Let $i: R \subset A$ be an integral extension of discrete valuation rings and denote by $$f: \operatorname{Spec}(A) \to \operatorname{Spec}(R)$$ the corresponding scheme morphism. Since $\operatorname{Spec}(R) = \{\sigma_R, \eta_R\}$ (resp. $\operatorname{Spec}(A) = \{\sigma_A, \eta_A\}$ where $\sigma$ is the unique closed and $\eta$ the unique generic points)

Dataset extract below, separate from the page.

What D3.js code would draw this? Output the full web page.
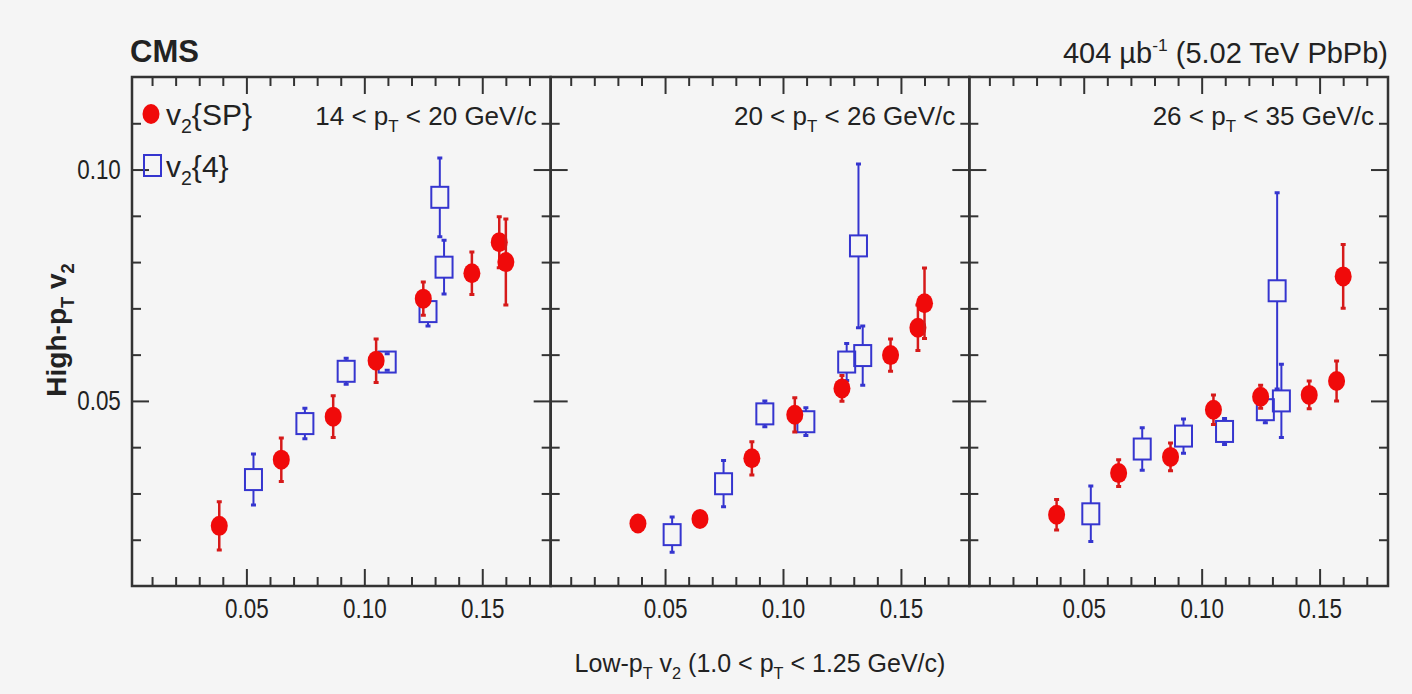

$K_R := \kappa(\eta_R) = \operatorname{Frac}(R)$

$K_A := \kappa(\eta_A) = \operatorname{Frac}(A)$


$k_R := \kappa(\sigma_R)= \mathcal{O}_{R, \sigma_R}/m_{\sigma_R}\mathcal{O}_{R, \sigma_R}$

$ k_A := \kappa(\sigma_A)$

we obtain field extensions $K_R\subset K_A$ and $k_R\subset k_A$.

I want to show that:

$f$ is a unramified morphism (in sense of scheme morphism) $\Leftrightarrow$

$K_A/K_R, k_A/k_R$ are finite separable and $[K_A:K_R]=[k_A: k_R]$.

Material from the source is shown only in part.